Repeat for several years and then you might have some idea of what stamina truly is!
4. “He looks tired”
Tired! Does he?! The last time I slept was the year before that contestant was born!!
As you can tell, sleep has become a source of great torture and frustration in our house since 2008 and the arrival of our first son (Who, by the way, did not sleep through the night until he was 5!)
I realised the other day that my husband and I do 17 hour days at the moment with nights of broken sleep. And I mean EVERY night, not just occasionally.
We also both work and sometimes I fear for the safety of the public when we are out and about. Neither of us really know what is going on in the world around us, we hardly know what day it is or who we are!
However, we have come to accept that for now (and possibly for at least another 4 years) sleep is not going to be a priority, and so we carry on out merry little lives exhausted and occasionally hallucinating! And it’s not just us, this is the case for millions of parents all over the world. So Ninja Warrior let me tell you, you are NOT tired you are not even close to tired!
To be the Ninja Warrior UK champion the contestant must have great agility and dexterity in order to negotiate the spinning log, swing across the curtain slider and make it to “the wall”. ITV describe it as the “toughest obstacle course”. Pah!
Well I beg to differ, I and millions of mothers like me have to employ these very same skills on a nightly basis in the dark in order to get the sleeping baby from downstairs where he’s had milk time back to his bed.

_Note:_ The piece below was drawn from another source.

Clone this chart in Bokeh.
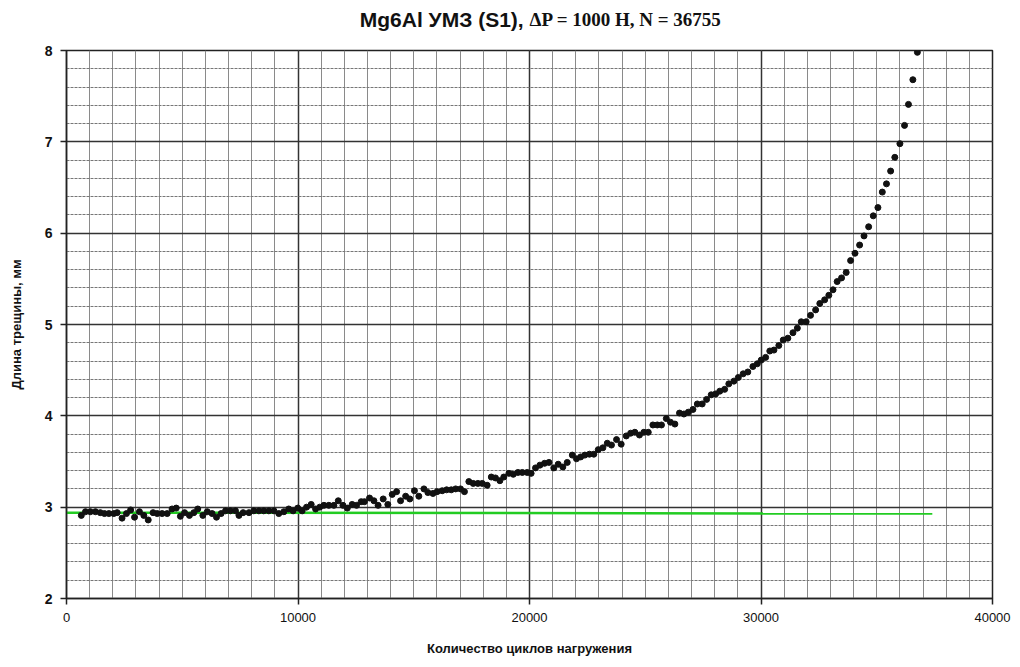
from bokeh.plotting import figure
from bokeh.layouts import column
from bokeh.models import SingleIntervalTicker, Range1d, ColumnDataSource
from bokeh.core.properties import value
from bokeh.embed import file_html
from bokeh.resources import INLINE

# Data (cycles, crack length in mm)
cycles = [
    640, 820, 1030, 1250, 1460, 1640, 1830, 2040, 2190, 2400,
    2590, 2770, 2940, 3150, 3340, 3530, 3740, 3920, 4130, 4350,
    4560, 4740, 4920, 5100, 5310, 5500, 5670, 5890, 6080, 6290,
    6480, 6680, 6870, 7080, 7300, 7450, 7630, 7880, 8090, 8310,
    8520, 8740, 8960, 9170, 9390, 9600, 9790, 9990, 10180, 10370,
    10570, 10760, 10940, 11120, 11330, 11550, 11740, 11940, 12130, 12340,
    12530, 12730, 12870, 13090, 13280, 13460, 13680, 13880, 14070, 14260,
    14430, 14650, 14830, 15030, 15220, 15440, 15610, 15830, 16010, 16230,
    16420, 16620, 16810, 17020, 17190, 17380, 17570, 17770, 17960, 18170,
    18350, 18530, 18720, 18890, 19110, 19300, 19500, 19690, 19900, 20070,
    20260, 20450, 20650, 20840, 21050, 21240, 21440, 21630, 21850, 22030,
    22210, 22390, 22590, 22780, 22970, 23170, 23360, 23540, 23760, 23960,
    24180, 24370, 24550, 24750, 24940, 25130, 25330, 25520, 25700, 25910,
    26090, 26280, 26480, 26670, 26860, 27060, 27250, 27460, 27650, 27850,
    28040, 28220, 28430, 28610, 28830, 29020, 29230, 29430, 29650, 29840,
    30010, 30200, 30380, 30560, 30770, 30960, 31160, 31380, 31570, 31740,
    31950, 32140, 32360, 32540, 32750, 32930, 33110, 33290, 33480, 33680,
    33870, 34060, 34260, 34450, 34650, 34850, 35050, 35240, 35420, 35600,
    35780, 36000, 36200, 36370, 36560, 36755,
]
crack_mm = [
    2.91, 2.95, 2.95, 2.95, 2.94, 2.93, 2.93, 2.93, 2.94, 2.88,
    2.93, 2.97, 2.89, 2.95, 2.91, 2.86, 2.94, 2.93, 2.93, 2.93,
    2.98, 2.99, 2.90, 2.94, 2.91, 2.94, 2.98, 2.91, 2.95, 2.93,
    2.89, 2.93, 2.96, 2.96, 2.96, 2.91, 2.94, 2.94, 2.96, 2.96,
    2.96, 2.96, 2.96, 2.93, 2.95, 2.98, 2.96, 2.99, 2.96, 3.00,
    3.03, 2.98, 3.00, 3.02, 3.02, 3.02, 3.07, 3.02, 2.99, 3.03,
    3.02, 3.06, 3.06, 3.10, 3.07, 3.02, 3.09, 3.03, 3.14, 3.17,
    3.07, 3.12, 3.09, 3.18, 3.12, 3.20, 3.16, 3.15, 3.17, 3.18,
    3.19, 3.19, 3.20, 3.20, 3.17, 3.28, 3.26, 3.26, 3.26, 3.24,
    3.33, 3.32, 3.29, 3.33, 3.37, 3.36, 3.38, 3.38, 3.38, 3.37,
    3.43, 3.46, 3.48, 3.49, 3.43, 3.47, 3.44, 3.49, 3.57, 3.53,
    3.55, 3.57, 3.58, 3.58, 3.63, 3.65, 3.70, 3.68, 3.74, 3.69,
    3.78, 3.81, 3.82, 3.79, 3.82, 3.82, 3.90, 3.90, 3.90, 3.97,
    3.93, 3.91, 4.03, 4.02, 4.04, 4.07, 4.13, 4.13, 4.18, 4.23,
    4.24, 4.27, 4.29, 4.35, 4.38, 4.42, 4.46, 4.48, 4.54, 4.57,
    4.61, 4.64, 4.71, 4.72, 4.77, 4.83, 4.85, 4.91, 4.96, 5.03,
    5.03, 5.10, 5.16, 5.23, 5.27, 5.32, 5.38, 5.47, 5.51, 5.57,
    5.70, 5.78, 5.87, 5.97, 6.07, 6.19, 6.28, 6.45, 6.54, 6.68,
    6.83, 6.98, 7.18, 7.41, 7.68, 7.98,
]
# Green reference line
green_x = [0, 37400]
green_y = [2.94, 2.93]

title_part1 = "Mg6Al УМЗ (S1), "
title_part2 = "ΔP = 1000 H, N = 36755"
x_label = "Количество циклов нагружения"
y_label = "Длина трещины, мм"

# --- title strip (separate small figure so the two title fonts can sit on one line)
TH = 38
t = figure(width=1020, height=TH, output_backend="svg", toolbar_location=None,
           x_range=Range1d(0, 1020), y_range=Range1d(0, TH),
           min_border=0, outline_line_color=None)
t.axis.visible = False
t.grid.visible = False
t.text(x=[510], y=[TH - 19], text=[title_part1], text_align="right", text_baseline="middle",
       text_font=value("Liberation Sans"), text_font_style="bold", text_font_size="21px",
       text_color="#111111")
t.text(x=[510], y=[TH - 19], text=[title_part2], text_align="left", text_baseline="middle",
       text_font=value("Liberation Serif"), text_font_style="bold", text_font_size="19px",
       text_color="#111111")

# --- main chart
p = figure(width=1020, height=667 - TH, output_backend="svg", toolbar_location=None,
           x_range=Range1d(0, 40000), y_range=Range1d(2, 8),
           min_border_left=66, min_border_right=28, min_border_top=50 - TH, min_border_bottom=69)
p.background_fill_color = "white"
p.border_fill_color = "white"
p.outline_line_color = "#222222"
p.outline_line_width = 1.5

p.xaxis.ticker = SingleIntervalTicker(interval=10000, num_minor_ticks=10)
p.yaxis.ticker = SingleIntervalTicker(interval=1, num_minor_ticks=5)

for ax in (p.xaxis[0], p.yaxis[0]):
    ax.axis_line_color = "#222222"
    ax.axis_line_width = 1.5
    ax.major_tick_line_color = "#222222"
    ax.major_tick_line_width = 1.5
    ax.major_tick_out = 6
    ax.major_tick_in = 0
    ax.minor_tick_line_color = None
    ax.major_label_text_color = "#111111"
    ax.major_label_text_font = "Liberation Sans"
    ax.major_label_text_font_size = "13px"
    ax.axis_label_text_font = "Liberation Sans"
    ax.axis_label_text_font_style = "bold"
    ax.axis_label_text_font_size = "13px"
    ax.axis_label_text_color = "#111111"

p.xaxis.axis_label = x_label
p.yaxis.axis_label = y_label
p.yaxis.major_label_text_font_style = "bold"
p.yaxis.major_label_text_font_size = "14px"
p.yaxis.major_label_standoff = 8
p.xaxis.major_label_standoff = 8
p.xaxis.axis_label_standoff = 16
p.yaxis.axis_label_standoff = 18

p.xgrid.grid_line_color = "#333333"
p.xgrid.grid_line_width = 1.5
p.ygrid.grid_line_color = "#333333"
p.ygrid.grid_line_width = 1.5
p.xgrid.minor_grid_line_color = "#8a8a8a"
p.xgrid.minor_grid_line_width = 1
p.ygrid.minor_grid_line_color = "#777777"
p.ygrid.minor_grid_line_width = 1
p.ygrid.minor_grid_line_dash = "3 1"

p.line(green_x, green_y, line_color="#22cc22", line_width=2.5)
src = ColumnDataSource(dict(x=cycles, y=crack_mm))
p.scatter("x", "y", source=src, size=6, fill_color="#111111", line_color="#111111")

layout = column(t, p, spacing=0)
open("out.html", "w").write(file_html(layout, INLINE))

The first task is for the mother to manoeuvre herself very slowly from the sofa without spilling any remaining milk from the bottle or leaning on the remote control and accidentally turning on the TV!
By the light of her mobile phone next she makes her way across the minefield that is the living room floor, where any number of toys could cause her to trip and random pieces of Lego could cause a swear word to pass her lips, thus waking the baby and leading to an epic failure.
Once safely across the room there is an obstacle in my house that others may not face, there is a door at the bottom of the stairs which has the noisiest door handle have ever heard! Carrying the baby in one arm and holding the phone the door handle must be turned with precision in order to minimise the noise. This is a task that requires great skill and patience.
Through the door and onto the stairs of creaks. The mother must now venture up the stairs remembering where each creaky floor board is and avoiding these at all costs. At the top of the stairs she must climb gracefully over the stairgate without banging the wall or dropping the baby! She must not make a sound in case she wakes the sleeping toddler who will in turn wake the baby and again there is the potential for an epic fail.
She is now almost there, she can see the baby’s bedroom before her. Tiptoeing the last few steps she sneaks into his warm cosy bedroom and gently lays him down before silently backing out of the room and slipping into her own bed!
Wooooooooo! She’s done it!! (Don’t cheer, you’ll wake the baby!) She’s completed the toughest obstacle course known to man. And now to sleep for 10 minutes before someone else decides to wake her up!
So there you have it, these are my five reasons. The mental resolve of mothers (and fathers) to carry on day in and day out, to do all of this and so much more, in my eyes, makes every mum (and dad) tougher than any Ninja Warrior.